BLANK sailings will peak on the Asia-Europe trades in the next three weeks, with carriers withdrawing close to 40 per cent of capacity in an attempt to match their available space with evaporating demand.
Cancelled sailings linked to COVID-19 until week 28 beginning July 6 currently stand at 55 on Asia-North Europe and 38 on Asia-Mediterranean, according to Sea-Intelligence Maritime Consulting, which said the next three weeks would see 35 per cent of Asia-Europe capacity pulled from the trade.
But, maritime academic Theo Notteboom said the withdrawn capacity could be as high as 38 per cent, reports IHS Media.
The unprecedented number of cancelled sailings will extend until July, a clear indication of low demand expectations by carriers and a lack of forward bookings. That means Europe's hub ports will take a hit at least through the second quarter.
Mr Notteboom, a professor of maritime studies affiliated with the Shanghai Maritime University, the University of Antwerp, and Ghent University, said if container throughput at Europe's hubs declined 20 per cent this year, that would likely mean that over the next few months, volume at the ports would drop as much as 35 per cent.
He explained that containers shipped from China after measures to limit the spread of the coronavirus eased and factories were reopened in March had all arrived in European ports by mid-April.

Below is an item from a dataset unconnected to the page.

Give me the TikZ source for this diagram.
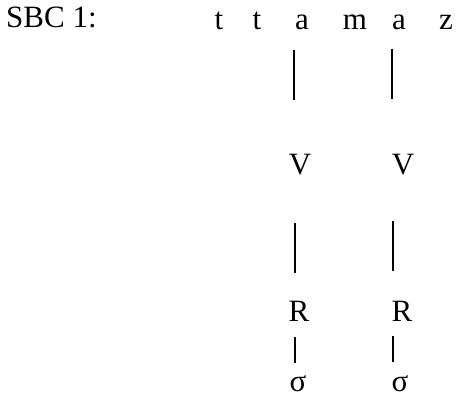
\documentclass[tikz,border=0pt]{standalone}
\usepackage{fontspec}
\setmainfont{Liberation Serif}
\begin{document}
\begin{tikzpicture}[x=1pt,y=1pt,
  lbl/.style={inner sep=0pt,anchor=base,font=\fontsize{31}{36}\selectfont},
  seg/.style={line width=1.7pt}]
\useasboundingbox (0,0) rectangle (457,-404);
\node[lbl,anchor=base west] (sbc) at (6,-28) {SBC 1:};
\node[lbl] (t1) at (219,-30) {t};
\node[lbl] (t2) at (257,-30) {t};
\node[lbl] (a1) at (302,-30) {a};
\node[lbl] (m) at (355,-30) {m};
\node[lbl] (a2) at (399,-30) {a};
\node[lbl] (z) at (446,-30) {z};
\node[lbl] (v1) at (300,-174) {V};
\node[lbl] (v2) at (403,-174) {V};
\node[lbl] (r1) at (299,-321) {R};
\node[lbl] (r2) at (402,-321) {R};
\node[lbl] (s1) at (298,-391) {σ};
\node[lbl] (s2) at (400,-391) {σ};
\coordinate (p1) at (294,-50);  \coordinate (q1) at (294,-100);
\coordinate (p2) at (392,-49);  \coordinate (q2) at (392,-99);
\coordinate (p3) at (295,-223); \coordinate (q3) at (295,-273);
\coordinate (p4) at (393,-221); \coordinate (q4) at (393,-271);
\coordinate (p5) at (295,-337); \coordinate (q5) at (295,-363);
\coordinate (p6) at (393,-336); \coordinate (q6) at (393,-362);
\draw[seg] (p1) -- (q1);
\draw[seg] (p2) -- (q2);
\draw[seg] (p3) -- (q3);
\draw[seg] (p4) -- (q4);
\draw[seg] (p5) -- (q5);
\draw[seg] (p6) -- (q6);
\end{tikzpicture}
\end{document}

"But from now there will be a huge reduction in volume because of the enormous numbers of blanked sailings from Asia," Mr Notteboom said. "This week and the last week of April will be the worst in terms of blanked sailings on Asia-Europe, with 38 per cent of capacity removed."
Mr Notteboom compiles the IAPH-WPSP Port Economic Impact Barometer with professor Thanos Pallis from the University of the Aegean and Universidad de Los Andes; the weekly survey takes the pulse of port operations around the globe.
In its latest report, the barometer showed an interesting development. Despite the huge number of blanked sailings, the decline in the number of deep-sea container vessel calls was being counterbalanced by carriers increasing the frequency of regional feeder services.
"Ports are seeing more calls by regional and short-sea vessels because cargo from congested yards and depots is being moved out of ports and closer to their final markets," Mr Notteboom said. "There is also a repositioning of cargo going on in Europe between depots and distribution centers because of the low demand."
The ports survey found that at some ports in Europe, yard congestion was the result of laden imports of non-essential goods, including new cars, which remained in port longer than usual. This left storage capacity within the ports in critical short supply, but the report noted that respective governments have allowed the weekly release and acceptance of import and export of non-essential goods on an average of three days a week, a move the port barometer noted had brought down storage utilisation at container yards by 60 per cent.